Toplum olarak maalesef, karnımızdan konuşmayı çok seviyoruz. Her şeyi kendi içimizden konuşmayı, mücadele edenleri menfaatçi görmeyi, çabalayan herkesi yaralamayı, üretken olanları darbelemeyi meslek edinenler var.

Şunu çok açık bilmemiz gerekir. İnsanlar; sevdiği, gönül verdiği topraklara hizmet ederken, menfaat aramazlar. Yapan iyi bilir.

Hele de maddi manevi belli bir seviyeye gelmişseniz, bu menfaate hiç ihtiyacınız yoktur.

Karpaz’da, altın gibi gençlerimizi görüyorum mücadele ediyorlar, emek vererek bir şeyler üretiyorlar, köyün sorunlarını dile getiriyorlar.
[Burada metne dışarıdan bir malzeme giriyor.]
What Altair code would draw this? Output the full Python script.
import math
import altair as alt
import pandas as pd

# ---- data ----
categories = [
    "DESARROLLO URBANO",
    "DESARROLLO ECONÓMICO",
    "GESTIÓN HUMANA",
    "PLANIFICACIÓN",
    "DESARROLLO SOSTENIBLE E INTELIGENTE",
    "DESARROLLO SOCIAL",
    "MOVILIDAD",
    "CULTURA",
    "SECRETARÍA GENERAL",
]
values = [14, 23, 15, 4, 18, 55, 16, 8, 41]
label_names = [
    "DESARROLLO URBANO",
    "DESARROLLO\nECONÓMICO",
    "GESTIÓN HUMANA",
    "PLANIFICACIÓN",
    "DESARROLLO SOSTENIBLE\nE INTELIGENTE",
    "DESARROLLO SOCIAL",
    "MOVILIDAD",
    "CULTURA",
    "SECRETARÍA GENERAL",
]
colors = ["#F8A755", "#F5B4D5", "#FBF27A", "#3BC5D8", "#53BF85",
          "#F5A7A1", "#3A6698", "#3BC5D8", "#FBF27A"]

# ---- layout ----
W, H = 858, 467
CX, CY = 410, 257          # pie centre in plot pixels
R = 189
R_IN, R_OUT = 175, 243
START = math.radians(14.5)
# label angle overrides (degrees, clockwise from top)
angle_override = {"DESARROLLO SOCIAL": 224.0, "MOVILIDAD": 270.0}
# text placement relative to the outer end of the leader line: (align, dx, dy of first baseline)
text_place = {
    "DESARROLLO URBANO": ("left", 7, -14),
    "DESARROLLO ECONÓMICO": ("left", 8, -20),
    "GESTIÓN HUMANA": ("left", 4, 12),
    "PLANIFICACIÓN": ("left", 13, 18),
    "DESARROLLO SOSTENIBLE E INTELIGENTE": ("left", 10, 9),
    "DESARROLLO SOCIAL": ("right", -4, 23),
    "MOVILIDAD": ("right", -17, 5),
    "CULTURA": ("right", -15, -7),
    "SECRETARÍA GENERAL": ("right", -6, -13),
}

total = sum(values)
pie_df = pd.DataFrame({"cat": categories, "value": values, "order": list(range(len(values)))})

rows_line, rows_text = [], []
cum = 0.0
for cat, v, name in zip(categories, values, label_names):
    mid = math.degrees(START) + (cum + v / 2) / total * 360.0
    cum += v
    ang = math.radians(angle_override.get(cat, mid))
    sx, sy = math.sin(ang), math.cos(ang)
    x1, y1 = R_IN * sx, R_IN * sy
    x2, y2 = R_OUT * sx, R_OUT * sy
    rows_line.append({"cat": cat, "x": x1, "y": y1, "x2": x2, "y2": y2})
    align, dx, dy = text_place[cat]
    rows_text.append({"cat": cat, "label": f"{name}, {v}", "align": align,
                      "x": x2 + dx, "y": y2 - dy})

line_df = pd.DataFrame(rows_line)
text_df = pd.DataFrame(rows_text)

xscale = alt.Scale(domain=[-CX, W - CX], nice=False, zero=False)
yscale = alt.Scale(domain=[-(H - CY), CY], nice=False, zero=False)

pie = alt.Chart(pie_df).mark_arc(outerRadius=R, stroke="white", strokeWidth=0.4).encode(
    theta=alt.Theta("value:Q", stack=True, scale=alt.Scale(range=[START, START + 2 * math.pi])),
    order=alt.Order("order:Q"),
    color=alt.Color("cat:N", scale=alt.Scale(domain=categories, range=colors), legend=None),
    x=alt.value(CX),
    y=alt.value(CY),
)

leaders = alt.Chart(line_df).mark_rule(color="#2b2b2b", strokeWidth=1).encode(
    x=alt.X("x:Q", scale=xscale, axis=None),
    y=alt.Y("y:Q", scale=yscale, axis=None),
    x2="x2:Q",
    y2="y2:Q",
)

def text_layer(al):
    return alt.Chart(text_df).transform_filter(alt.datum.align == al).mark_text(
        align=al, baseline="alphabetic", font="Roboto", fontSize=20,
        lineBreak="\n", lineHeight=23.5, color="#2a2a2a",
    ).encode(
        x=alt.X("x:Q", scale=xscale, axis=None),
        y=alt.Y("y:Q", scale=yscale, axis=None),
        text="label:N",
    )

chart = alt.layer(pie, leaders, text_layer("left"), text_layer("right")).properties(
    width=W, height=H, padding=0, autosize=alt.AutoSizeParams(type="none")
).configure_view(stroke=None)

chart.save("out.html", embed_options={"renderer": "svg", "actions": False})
Ve bunu, tamamen köylerine olan aşk ile yapıyorlar.

Karşılığı var mı toplumda? İnanın ‘’SIFIR.’’ Yediği darbeler cabası.
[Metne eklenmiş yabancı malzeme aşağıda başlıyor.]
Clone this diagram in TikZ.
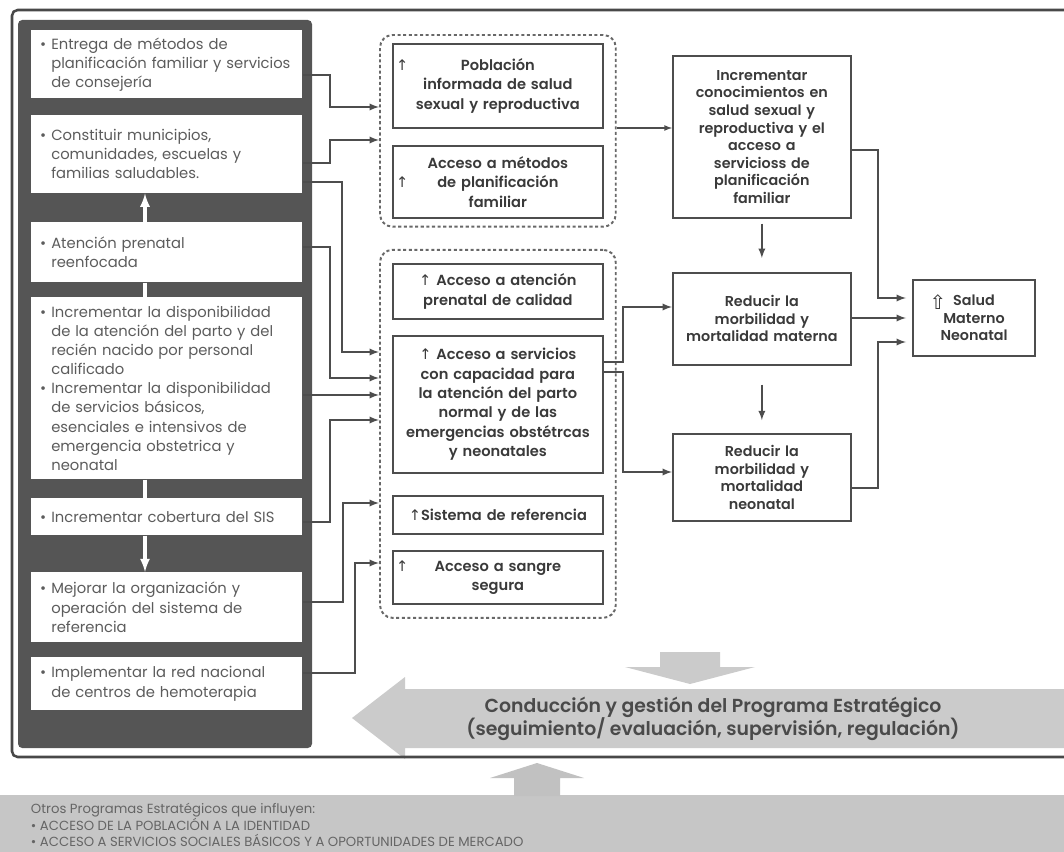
\documentclass[tikz,border=0pt]{standalone}
\usepackage{fontspec}
\setmainfont{Poppins}
\newfontfamily\medfont{Poppins SemiBold}
\newfontfamily\symfont{DejaVu Sans}
\usetikzlibrary{fit}

\definecolor{framegray}{HTML}{484848}
\definecolor{panelgray}{HTML}{555555}
\definecolor{linegray}{HTML}{4D4D4D}
\definecolor{textgray}{HTML}{3A3A3A}
\definecolor{lefttext}{HTML}{5C5C5C}
\definecolor{bandgray}{HTML}{C6C6C6}
\definecolor{arrowgray}{HTML}{CBCBCB}
\definecolor{bandtext}{HTML}{4A4A4A}

\newcommand{\lfont}{\fontsize{10.5}{13.6}\selectfont}
\newcommand{\mfont}{\medfont\fontsize{10.4}{13.8}\selectfont}
\newcommand{\rfont}{\medfont\fontsize{10.2}{12.5}\selectfont}
\newcommand{\cfont}{\medfont\fontsize{13.4}{16.5}\selectfont}
\newcommand{\ofont}{\fontsize{9.4}{10.9}\selectfont}

\newcommand{\upar}{{\symfont ↑}}
\newcommand{\upline}[1]{\upar\hskip 0pt plus 1fill #1\hskip 0pt plus 1fill\phantom{\upar}}
\newcommand{\itm}[1]{\leftskip=0.95em\noindent\llap{\textbullet\hspace{0.35em}}#1\par}

\begin{document}
\begin{tikzpicture}[x=0.025cm, y=-0.025cm,
    lbox/.style={fill=white, anchor=north west, inner xsep=0.15cm, text width=6.475cm,
      align=left, font=\lfont, text=lefttext},
    mbox/.style={draw=linegray, line width=1.2pt, fill=white, anchor=north west,
      inner xsep=0.08cm, text width=5.09cm, align=center, font=\mfont, text=textgray},
    rbox/.style={draw=linegray, line width=1.2pt, fill=white, anchor=north west,
      inner xsep=0.08cm, text width=4.29cm, align=center, font=\rfont, text=textgray},
    grp/.style={draw=linegray!85, line width=1.4pt, dash pattern=on 2.2pt off 1.8pt,
      rounded corners=9pt, inner xsep=0.3cm},
    conn/.style={->, >=latex, draw=linegray, line width=1.3pt},
    warrow/.style={draw=white, line width=2.2pt, >=latex}]

  \useasboundingbox (0,0) rectangle (1064,852);

  % Management band and the arrows round it
  \fill[arrowgray] (352,718) -- (405,677) -- (405,689) -- (1064,689) -- (1064,748)
    -- (405,748) -- (405,759) -- cycle;
  \fill[arrowgray] (660,652) -- (720,652) -- (720,667) -- (755,667) -- (690,684)
    -- (625,667) -- (660,667) -- cycle;
  \fill[bandgray] (0,795) rectangle (1064,852);
  \fill[arrowgray!95!black] (537,763) -- (584,778) -- (560,778) -- (560,796)
    -- (514,796) -- (514,778) -- (490,778) -- cycle;
  \node[font=\cfont, text=bandtext, align=center] (cond) at (713,719)
    {Conducción y gestión del Programa Estratégico\\(seguimiento/ evaluación, supervisión, regulación)};
  \node[anchor=north west, inner ysep=0pt, font=\ofont, text=bandtext!85, align=left] (otros) at (26,803)
    {Otros Programas Estratégicos que influyen:\\
     • ACCESO DE LA POBLACIÓN A LA IDENTIDAD\\
     • ACCESO A SERVICIOS SOCIALES BÁSICOS Y A OPORTUNIDADES DE MERCADO};

  % Outer frame and the dark panel of the left column
  \draw[framegray, line width=1.8pt, rounded corners=4pt]
    (1064,10) -- (12,10) -- (12,757) -- (1064,757);
  \fill[panelgray, rounded corners=3pt] (18,20) rectangle (312,748);

  % Left column: products
  \node[lbox, minimum height=1.7cm] (b1) at (31,30)
    {\itm{Entrega de métodos de\\planificación familiar y servicios\\de consejería}};
  \node[lbox, minimum height=1.95cm] (b2) at (31,115)
    {\itm{Constituir municipios,\\comunidades, escuelas y\\familias saludables.}};
  \node[lbox, minimum height=1.5cm] (b3) at (31,222)
    {\itm{Atención prenatal\\reenfocada}};
  \node[lbox, minimum height=4.55cm] (b4) at (31,297)
    {\itm{Incrementar la disponibilidad\\de la atención del parto y del\\recién nacido por personal\\calificado}
     \itm{Incrementar la disponibilidad\\de servicios básicos,\\esenciales e intensivos de\\emergencia obstetrica y\\neonatal}};
  \node[lbox, minimum height=0.925cm] (b5) at (31,498)
    {\itm{Incrementar cobertura del SIS}};
  \node[lbox, minimum height=1.75cm] (b6) at (31,572)
    {\itm{Mejorar la organización y\\operación del sistema de\\referencia}};
  \node[lbox, minimum height=1.325cm] (b7) at (31,657)
    {\itm{Implementar la red nacional\\de centros de hemoterapia}};

  % White arrows inside the panel
  \draw[warrow, ->] (b3.north -| 145,0) -- (b2.south -| 145,0);
  \draw[warrow] (b3.south -| 145,0) -- (b4.north -| 145,0);
  \draw[warrow] (b4.south -| 145,0) -- (b5.north -| 145,0);
  \draw[warrow, ->] (b5.south -| 145,0) -- (b6.north -| 145,0);

  % Middle column: immediate results
  \node[mbox, minimum height=2.1cm] (m1) at (392,43)
    {\upline{Población}\\informada de salud\\sexual y reproductiva};
  \node[mbox, minimum height=1.8cm] (m2) at (392,145)
    {Acceso a métodos\\\upline{de planificación}\\familiar};
  \node[mbox, minimum height=1.375cm] (m3) at (392,263)
    {\upar\ Acceso a atención\\prenatal de calidad};
  \node[mbox, minimum height=3.425cm] (m4) at (392,335)
    {\upar\ Acceso a servicios\\con capacidad para\\la atención del parto\\normal y de las\\emergencias obstétrcas\\y neonatales};
  \node[mbox, minimum height=0.95cm] (m5) at (392,495)
    {\upar Sistema de referencia};
  \node[mbox, minimum height=1.325cm] (m6) at (392,550)
    {\upline{Acceso a sangre}\\segura};
  \node[grp, fit=(m1)(m2), inner ysep=0.2cm] (g1) {};
  \node[grp, fit=(m3)(m6), inner ysep=0.33cm] (g2) {};

  % Right column: intermediate and final results
  \node[rbox, minimum height=4.05cm] (r1) at (672,55)
    {Incrementar\\conocimientos en\\salud sexual y\\reproductiva y el\\acceso a\\servicioss de\\planificación\\familiar};
  \node[rbox, minimum height=2.3cm] (r2) at (672,272)
    {Reducir la\\morbilidad y\\mortalidad materna};
  \node[rbox, minimum height=2.175cm] (r3) at (672,433)
    {Reducir la\\morbilidad y\\mortalidad\\neonatal};
  \node[rbox, text width=2.9cm, minimum height=1.9cm] (r4) at (912,279)
    {\llap{\raisebox{-0.5ex}{\symfont\fontsize{14}{14}\selectfont ⇧}\hspace{0.5em}}Salud\\Materno\\Neonatal};

  % Left column to the groups of results
  \foreach \src/\sy/\vx/\grp/\ty in {b1/75/330/g1/107, b2/163/330/g1/140,
      b2/182/342/g2/352, b3/247/330/g2/378, b4/395/330/g2/395,
      b5/522/330/g2/420, b6/602/343/g2/503, b7/673/355/g2/563}
    \draw[conn] (\src.east |- 0,\sy) -- (\vx,\sy) |- (\grp.west |- 0,\ty);

  % Middle column to the right column
  \draw[conn, line width=0.9pt] (g1.east |- 0,128) -- (r1.west |- 0,128);
  \draw[conn] (m4.east |- 0,362) -- (623,362) |- (r2.west |- 0,307);
  \draw[conn] (m4.east |- 0,372) -- (623,372) |- (r3.west |- 0,472);

  % Towards the final result
  \draw[conn, shorten <=0.12cm, shorten >=0.35cm] (r1.south) -- (r2.north);
  \draw[conn, shorten <=0.47cm, shorten >=0.32cm] (r2.south) -- (r3.north);
  \draw[conn, shorten >=0.15cm] (r1.east |- 0,150) -- (878,150) |- (r4.west |- 0,298);
  \draw[conn, shorten >=0.15cm] (r2.east |- 0,318) -- (r4.west |- 0,318);
  \draw[conn, shorten >=0.15cm] (r3.east |- 0,488) -- (878,488) |- (r4.west |- 0,342);
\end{tikzpicture}
\end{document}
Her göz önünde olan ve mücadele eden menfaat gütmez. Bunu artık kabul etmek gerekir. Doğduğu topraklara hizmet aşkı, menfaatin önündedir.

Tabii bunu yıllardır kahvede oturup, sadece eleştiri yapan anlamaz. Ama empati yapan halk, bunu anlasın artık. Özellikle gençler bunu görmelidir.
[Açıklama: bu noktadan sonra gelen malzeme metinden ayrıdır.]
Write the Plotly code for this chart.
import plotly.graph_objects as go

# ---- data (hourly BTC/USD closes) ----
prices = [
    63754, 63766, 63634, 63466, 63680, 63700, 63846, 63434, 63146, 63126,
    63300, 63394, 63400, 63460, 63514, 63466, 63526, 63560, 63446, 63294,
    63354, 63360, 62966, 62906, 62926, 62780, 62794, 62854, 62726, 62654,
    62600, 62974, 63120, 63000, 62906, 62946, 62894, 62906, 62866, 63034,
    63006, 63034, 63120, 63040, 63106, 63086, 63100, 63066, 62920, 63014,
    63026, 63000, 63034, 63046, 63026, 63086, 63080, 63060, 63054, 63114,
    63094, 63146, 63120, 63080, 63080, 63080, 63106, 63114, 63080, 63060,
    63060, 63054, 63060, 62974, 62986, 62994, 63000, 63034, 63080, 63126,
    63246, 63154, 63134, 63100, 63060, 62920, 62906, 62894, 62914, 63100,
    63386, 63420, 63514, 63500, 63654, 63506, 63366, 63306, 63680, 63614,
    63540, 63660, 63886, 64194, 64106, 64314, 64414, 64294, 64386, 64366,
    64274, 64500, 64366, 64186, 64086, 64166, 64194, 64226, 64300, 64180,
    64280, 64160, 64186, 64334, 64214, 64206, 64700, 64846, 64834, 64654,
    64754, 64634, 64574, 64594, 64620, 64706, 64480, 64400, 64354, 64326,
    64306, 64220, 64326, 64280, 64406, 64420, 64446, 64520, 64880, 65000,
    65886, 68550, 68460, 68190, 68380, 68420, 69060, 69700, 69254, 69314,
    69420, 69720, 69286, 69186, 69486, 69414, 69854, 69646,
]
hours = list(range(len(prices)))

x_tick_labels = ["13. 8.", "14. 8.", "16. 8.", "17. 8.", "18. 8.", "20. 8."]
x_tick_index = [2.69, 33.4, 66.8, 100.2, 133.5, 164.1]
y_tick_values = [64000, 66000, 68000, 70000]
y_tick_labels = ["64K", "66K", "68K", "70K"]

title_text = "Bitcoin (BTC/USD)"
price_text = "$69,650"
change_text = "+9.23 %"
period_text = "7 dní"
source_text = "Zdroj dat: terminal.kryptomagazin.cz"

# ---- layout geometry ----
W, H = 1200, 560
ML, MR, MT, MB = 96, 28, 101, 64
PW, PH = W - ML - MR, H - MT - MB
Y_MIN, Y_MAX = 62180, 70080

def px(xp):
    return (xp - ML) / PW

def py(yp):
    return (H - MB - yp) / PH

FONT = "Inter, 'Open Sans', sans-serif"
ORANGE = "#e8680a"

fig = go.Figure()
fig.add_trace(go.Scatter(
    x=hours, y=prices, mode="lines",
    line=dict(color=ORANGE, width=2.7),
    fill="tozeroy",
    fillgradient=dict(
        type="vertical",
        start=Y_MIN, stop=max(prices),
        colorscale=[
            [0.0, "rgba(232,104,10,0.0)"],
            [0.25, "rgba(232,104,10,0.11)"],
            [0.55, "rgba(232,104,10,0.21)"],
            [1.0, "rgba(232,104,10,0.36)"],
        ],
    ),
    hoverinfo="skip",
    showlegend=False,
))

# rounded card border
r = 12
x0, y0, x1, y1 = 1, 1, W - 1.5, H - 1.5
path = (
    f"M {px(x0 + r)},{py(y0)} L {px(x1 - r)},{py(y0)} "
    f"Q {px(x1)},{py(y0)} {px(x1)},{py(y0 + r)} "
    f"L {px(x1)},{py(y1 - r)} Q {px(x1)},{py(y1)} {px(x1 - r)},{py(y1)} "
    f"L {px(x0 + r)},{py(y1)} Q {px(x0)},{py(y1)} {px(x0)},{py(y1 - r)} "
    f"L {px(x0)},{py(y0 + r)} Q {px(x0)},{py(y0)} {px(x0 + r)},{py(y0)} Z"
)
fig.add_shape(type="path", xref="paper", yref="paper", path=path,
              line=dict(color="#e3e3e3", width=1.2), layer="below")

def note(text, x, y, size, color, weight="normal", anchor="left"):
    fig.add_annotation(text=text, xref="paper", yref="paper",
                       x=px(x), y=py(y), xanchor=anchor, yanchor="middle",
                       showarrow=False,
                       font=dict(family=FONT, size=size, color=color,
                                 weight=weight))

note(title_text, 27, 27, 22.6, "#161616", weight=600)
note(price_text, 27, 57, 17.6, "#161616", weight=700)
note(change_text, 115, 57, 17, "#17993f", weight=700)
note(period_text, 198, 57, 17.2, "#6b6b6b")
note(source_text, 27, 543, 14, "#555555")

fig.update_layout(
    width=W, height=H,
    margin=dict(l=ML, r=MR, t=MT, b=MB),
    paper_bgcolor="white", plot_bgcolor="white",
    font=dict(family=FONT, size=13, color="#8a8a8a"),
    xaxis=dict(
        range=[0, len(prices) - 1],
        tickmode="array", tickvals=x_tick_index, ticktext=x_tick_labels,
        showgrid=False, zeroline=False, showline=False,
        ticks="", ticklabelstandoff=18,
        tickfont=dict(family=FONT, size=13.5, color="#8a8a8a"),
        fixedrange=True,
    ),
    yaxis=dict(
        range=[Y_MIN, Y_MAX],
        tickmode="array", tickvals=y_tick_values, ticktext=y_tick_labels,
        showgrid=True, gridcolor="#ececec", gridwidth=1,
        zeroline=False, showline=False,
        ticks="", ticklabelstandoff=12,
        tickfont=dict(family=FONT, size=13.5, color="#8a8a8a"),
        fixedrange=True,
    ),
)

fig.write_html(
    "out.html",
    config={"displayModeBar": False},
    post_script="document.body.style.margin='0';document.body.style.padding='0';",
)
Doktor olmaz susarız, Okullar açılmaz susarız, Devlet daireleri gelmez susarız, Hemşire gider susarız, İtfaiye olmaz susarız, Ekmek tekneleri yıkılır susarız, işten atılanlar olur susarız, Polise saldırmalar olur susarız, Öğretmen gelmez susarız, İnsanlar yollarda ölür susarız, Hizmet gelmez susarız, Yollar yapılmaz susarız, Banka kapanır susarız. Buna binlerce ekleme yapabilirim.

Neden bu susmalar? Şahsi menfaatimiz için. Ve sıra bize hiç gelmeyecek zannederiz.

Peki, nereye kadar? Sonu yok Arkadaş! Günü birlik menfaatler ile buraya kadar.

İşte, tıkandık kaldık. Yüzlerce işsiz genç, göç eden aileler, düz bir yaşam, istenenin altında eğitim gören çocuklar, ailelerde geçim ve gelecek kaygısı. Böyle gider.

Bunların hepsi, sustuğumuz için oluyor.

Ne zaman ki hayatımıza dokunan bu sorunları, kahvelerin kapanması kadar dert edeceğiz o zaman tren raya girecek.

Kahve kapanınca yapılan ayaklanmaları; Öğretmen, Doktor, Hemşire  olmadığında yapsak, sorun ortadan kalkacak. Dert bile etsek, ilerleme olacak.

Ne zamanki birbirimizin malına, canına zarar vermeden yaşamayı öğreneceğiz, o zaman sorun ortadan kalkacak.

Ne zamanki kendi hayvanı yanındayken gözü başkasının hayvanında, kendi tarlasının içindeyken, gözü başka tarlada olanları bitireceğiz. O zaman her şey yoluna girecek.

Unutmayın! Hayat mücadele ile başlar, mücadele ile de biter.

Onurlu bir dik duruş, belki günü kurtarmaz ama geleceğimizi kurtaracağı kesindir.

Elif gibi, dimdik durduğumuz günlerimiz olsun KARPAZ!

Güneşin Doğduğu Yerden, Herkese Selam Olsun.